При этом все, что писал Бердяев, с покоряющей силой несет в себе пережитый, уникальный опыт, который при всей его исключительности стал чем-то характерным для современного христианского сознания. По крайней мере, для определенного типа его. Этим опытом объясняются, наверное, и его открытия-прорывы, и его заблуждения – «ереси». Дерзновенно и самонадеянно говорить о Боге, исходя только из заключенного внутри лишь одной личности опыта, потому что речь о Боге должна быть собирательной, соборной, от Христа, апостолов до последнего из верных учеников их. Но невозможно и вечно безмолвствовать о Боге, если как угодно малое пространство твоей жизни, мысли, души становится на мгновение Его языком, шифром Его речи. Даже когда опыт веры, т. е. прорыва к Богу, незримо соединен с опытом богооставленности, который Бердяев унаследовал от русского гуманизма и его якобы «внехристианских начал». Это наследие стало по-своему провиденциальным. В отличие от многих мистиков, свидетельствовавших о горечи подобного опыта, Бердяев признал свою, особую диалектику правоты и в самой богооставленности, в одиночестве и печали без Бога. Его духовные спутники – Якоб Беме, Леон Блуа, Ницше и прежде всего Достоевский, конечно, не «Константинополя, который должен быть наш», но прошедший «горнило сомнений» и так окончательно оттуда не вышедший. Бердяев остался с ними в том же горниле, в котором он и выковал Бога состраждущего, ни над чем не имеющего власти.
Апостолам был некогда послан дар языков, дабы каждый из них мог служить сосудом Евангельской вести. Во всяком народе, на любой земле этот дар находит свой язык проповеди, который должен быть родным, жизненным для тех именно, к кому она обращена. Святые говорили с прокаженными на языке «проказы», принимая проклятие на себя, ученые, ставят ли они себе такую цель или нет, способны передать эту весть в знаках, посланиях все более ошеломляющих открытий, ибо они дают нам увидеть какой-то след присутствия благой и разумной силы, разлитой в мире. Бердяев отчасти средствами метафизики, отчасти проповедью «человеколюбия» и бунта русской интеллигенции захотел передать тайну того же Присутствия, идя по краю этой тайны, то и дело срываясь с него (ибо идея темной бездны, стоящей за Богом, есть именно обрыв в пропасть, потому что тайна светла). Всякая философия, коль скоро она исследует мысль на предельном ее взлете, включает в себя опыт мистический, который неизбежно чреват гностическим искушением, и в этом ее имманентная опасность. И все же эта мысль служит уникальным, в каком-то смысле незаменимым выражением сущности и судьбы человека.

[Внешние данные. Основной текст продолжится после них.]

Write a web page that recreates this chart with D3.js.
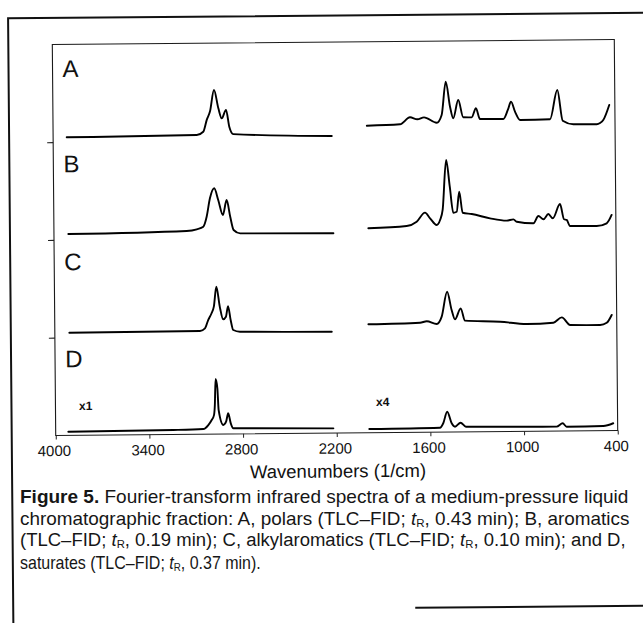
<!DOCTYPE html>
<html>
<head>
<meta charset="utf-8">
<script src="https://cdn.jsdelivr.net/npm/d3@7/dist/d3.min.js"></script>
<style>
  html, body { margin: 0; padding: 0; background: #fff; }
  svg { display: block; }
</style>
</head>
<body>
<svg id="fig" width="643" height="623"></svg>
<script>
// ---- axis ticks and labels ----
const xTicks = [4000, 3400, 2800, 2200, 1600, 1000, 400];
const panelLabels = ["A", "B", "C", "D"];
const regionLabels = ["x1", "x4"];
const xTitle = "Wavenumbers (1/cm)";

// ---- spectra: wavenumber (1/cm) and relative absorbance within each panel ----
// A, polars
const aHighWn  = [3913, 3080, 3038, 3015, 2994, 2967, 2940, 2919, 2891, 2871, 2846, 2215];
const aHighAbs = [0.049, 0.061, 0.094, 0.215, 0.299, 0.520, 0.332, 0.229, 0.315, 0.143, 0.067, 0.038];
const aLowWn   = [1990, 1777, 1713, 1666, 1623, 1542, 1510, 1482, 1456, 1436, 1403, 1372, 1318, 1290, 1265, 1115, 1086, 1065, 1040, 1008, 816, 768, 735, 667, 517, 496, 475, 436];
const aLowAbs  = [0.141, 0.152, 0.223, 0.202, 0.221, 0.165, 0.244, 0.584, 0.328, 0.209, 0.395, 0.218, 0.217, 0.309, 0.199, 0.197, 0.289, 0.374, 0.272, 0.186, 0.190, 0.489, 0.174, 0.137, 0.135, 0.147, 0.178, 0.331];
// B, aromatics
const bHighWn  = [3908, 3150, 3085, 3043, 3021, 2999, 2971, 2946, 2917, 2892, 2870, 2849, 2807, 2210];
const bHighAbs = [0.059, 0.080, 0.096, 0.122, 0.224, 0.412, 0.514, 0.394, 0.240, 0.393, 0.222, 0.086, 0.051, 0.043];
const bLowWn   = [1986, 1740, 1676, 1622, 1590, 1548, 1526, 1509, 1484, 1462, 1441, 1419, 1402, 1381, 1323, 1206, 1099, 1056, 1035, 928, 896, 864, 832, 804, 757, 732, 715, 694, 523, 459, 427];
const bLowAbs  = [0.091, 0.111, 0.154, 0.246, 0.188, 0.119, 0.170, 0.272, 0.783, 0.509, 0.243, 0.253, 0.457, 0.242, 0.228, 0.182, 0.157, 0.170, 0.145, 0.128, 0.202, 0.168, 0.221, 0.177, 0.322, 0.166, 0.159, 0.096, 0.094, 0.121, 0.206];
// C, alkylaromatics
const cHighWn  = [3907, 3070, 3038, 3017, 2995, 2980, 2963, 2942, 2921, 2903, 2889, 2873, 2857, 2814, 2226];
const cHighAbs = [0.050, 0.056, 0.082, 0.167, 0.236, 0.303, 0.507, 0.303, 0.173, 0.199, 0.308, 0.165, 0.063, 0.045, 0.036];
const cLowWn   = [1991, 1660, 1617, 1553, 1521, 1485, 1457, 1436, 1399, 1372, 1147, 976, 806, 752, 699, 507, 464, 432];
const cLowAbs  = [0.109, 0.121, 0.135, 0.106, 0.181, 0.435, 0.248, 0.152, 0.264, 0.138, 0.124, 0.098, 0.109, 0.163, 0.084, 0.081, 0.104, 0.183];
// D, saturates
const dHighWn  = [3919, 3246, 3054, 3022, 3000, 2985, 2979, 2973, 2962, 2955, 2926, 2908, 2894, 2878, 2862, 2221];
const dHighAbs = [0.037, 0.045, 0.052, 0.093, 0.144, 0.194, 0.297, 0.563, 0.468, 0.246, 0.092, 0.125, 0.211, 0.108, 0.057, 0.048];
const dLowWn   = [1991, 1538, 1517, 1491, 1463, 1442, 1406, 1372, 791, 752, 727, 492, 428];
const dLowAbs  = [0.038, 0.045, 0.090, 0.208, 0.089, 0.054, 0.094, 0.053, 0.045, 0.079, 0.044, 0.048, 0.075];

// ---- caption ----
const captionLines = [
  [{t: "Figure 5.", b: true}, {t: " Fourier-transform infrared spectra of a medium-pressure liquid"}],
  [{t: "chromatographic fraction: A, polars (TLC\u2013FID; "}, {t: "t", i: true}, {t: "R", sub: true}, {t: ", 0.43 min); B, aromatics"}],
  [{t: "(TLC\u2013FID; "}, {t: "t", i: true}, {t: "R", sub: true}, {t: ", 0.19 min); C, alkylaromatics (TLC\u2013FID; "}, {t: "t", i: true}, {t: "R", sub: true}, {t: ", 0.10 min); and D,"}],
  [{t: "saturates (TLC\u2013FID; "}, {t: "t", i: true}, {t: "R", sub: true}, {t: ", 0.37 min)."}]
];

// ---- layout ----
const frame = {left: 54, right: 616, top: 42, bottom: 433};
const bandH = (frame.bottom - frame.top) / 4;
const letterBaselines = [74.7, 170, 268, 365];
const captionLayout = {x: 20, y: [503, 524.5, 546, 568.5], widths: [609, 610, 606, 241]};
const sansFont = "'Liberation Sans', Arial, Helvetica, sans-serif";

const spectra = [
  {high: [aHighWn, aHighAbs], low: [aLowWn, aLowAbs]},
  {high: [bHighWn, bHighAbs], low: [bLowWn, bLowAbs]},
  {high: [cHighWn, cHighAbs], low: [cLowWn, cLowAbs]},
  {high: [dHighWn, dHighAbs], low: [dLowWn, dLowAbs]}
];

const svg = d3.select("#fig");
svg.append("rect").attr("width", 643).attr("height", 623).attr("fill", "#fff");

// the printed figure sits at a slight tilt
const g = svg.append("g").attr("transform", "rotate(-0.5,335,237)");

const x = d3.scaleLinear().domain([4000, 400]).range([frame.left, frame.right]);
const yBands = d3.scaleLinear().domain([0, 4]).range([frame.bottom, frame.top]);

// outer box of the figure
g.append("path")
  .attr("d", "M10,650 V15.5 H680")
  .attr("fill", "none").attr("stroke", "#111").attr("stroke-width", 2);
g.append("path")
  .attr("d", "M412,608.5 H680")
  .attr("fill", "none").attr("stroke", "#111").attr("stroke-width", 2);

// plot frame
g.append("rect")
  .attr("x", frame.left).attr("y", frame.top)
  .attr("width", frame.right - frame.left).attr("height", frame.bottom - frame.top)
  .attr("fill", "none").attr("stroke", "#1a1a1a").attr("stroke-width", 1.1);

// bottom axis
const xAxis = g.append("g")
  .attr("transform", `translate(0,${frame.bottom})`)
  .call(d3.axisBottom(x).tickValues(xTicks).tickSize(4).tickSizeOuter(0).tickPadding(6).tickFormat(d3.format("d")));
xAxis.select(".domain").remove();
xAxis.selectAll("line").attr("stroke", "#222");
xAxis.selectAll("text")
  .attr("dx", -2)
  .attr("fill", "#111")
  .style("font-family", sansFont)
  .style("font-size", "15px");

// left axis: panel separators
const yAxis = g.append("g")
  .attr("transform", `translate(${frame.left},0)`)
  .call(d3.axisLeft(yBands).tickValues([1, 2, 3]).tickSize(6).tickSizeOuter(0).tickFormat(""));
yAxis.select(".domain").remove();
yAxis.selectAll("line").attr("stroke", "#222").attr("stroke-width", 1.2);

// axis title
g.append("text")
  .attr("x", 336).attr("y", 477.5)
  .attr("text-anchor", "middle")
  .attr("fill", "#111")
  .style("font-family", sansFont)
  .style("font-size", "18.5px")
  .text(xTitle);

// spectra
spectra.forEach((s, i) => {
  const y = d3.scaleLinear().domain([0, 1])
    .range([frame.top + (i + 1) * bandH, frame.top + i * bandH]);
  const line = d3.line()
    .x(d => x(d[0])).y(d => y(d[1]))
    .curve(d3.curveMonotoneX);
  [s.high, s.low].forEach(([wn, ab]) => {
    g.append("path")
      .datum(wn.map((w, k) => [w, ab[k]]))
      .attr("d", line)
      .attr("fill", "none")
      .attr("stroke", "#000")
      .attr("stroke-width", 1.9)
      .attr("stroke-linejoin", "round")
      .attr("stroke-linecap", "round");
  });
  g.append("text")
    .attr("x", 64).attr("y", letterBaselines[i])
    .attr("fill", "#111")
    .style("font-family", sansFont)
    .style("font-size", "24px")
    .text(panelLabels[i]);
});

// region scale factors
[[77.5, 407.8], [374.5, 406.4]].forEach((p, k) => {
  g.append("text")
    .attr("x", p[0]).attr("y", p[1])
    .attr("fill", "#111")
    .style("font-family", sansFont)
    .style("font-size", "12px")
    .style("font-weight", "bold")
    .text(regionLabels[k]);
});

// caption (set level), each line condensed to its printed width
const cap = svg.append("g");
captionLines.forEach((segs, li) => {
  const t = cap.append("text")
    .attr("x", 0).attr("y", 0)
    .attr("fill", "#161616")
    .style("font-family", sansFont)
    .style("font-size", "18px");
  let shift = 0;
  segs.forEach(s => {
    const ts = t.append("tspan").text(s.t);
    if (s.b) ts.style("font-weight", "bold");
    if (s.i) ts.style("font-style", "italic");
    if (s.sub) {
      ts.attr("dy", 2).style("font-size", "11px");
      shift = 2;
    } else if (shift) {
      ts.attr("dy", -shift);
      shift = 0;
    }
  });
  const w = t.node().getComputedTextLength();
  const sx = captionLayout.widths[li] / w;
  t.attr("transform", `translate(${captionLayout.x},${captionLayout.y[li]}) scale(${sx},1)`);
});
</script>
</body>
</html>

Тот дар беспрерывно льющейся философской исповеди, который был основным даром Бердяева, вылился целиком в поиски именно такого выражения человечности. Но попробуем отвлечься от всех его непосредственных преломлений и задуматься над его служением. Бердяев как личность и как мыслитель со всем своим опытом, призванием, напором, но и тоской, которая, по его словам, сопровождала его всю жизнь, обособленностью, жаждой спасения, метаниями, поставил себя перед верой, самолюбием, жесткой правотой других. Ничего не приукрашивая, ничего почти в себе не меняя, он отдал себя суду замкнутой богословской системы. В этой незащищенности и энергии, с которыми он жизнь собственного духа претворил в достояние культуры, т. е. сделал фактом человеческого общения, взаимопонимания и суда, была его гениальность и даже жертва. И открытость мысли, ее исповедальность и бесстрашие были как раз его «апостольским», профетическим даром – языком его благовестия.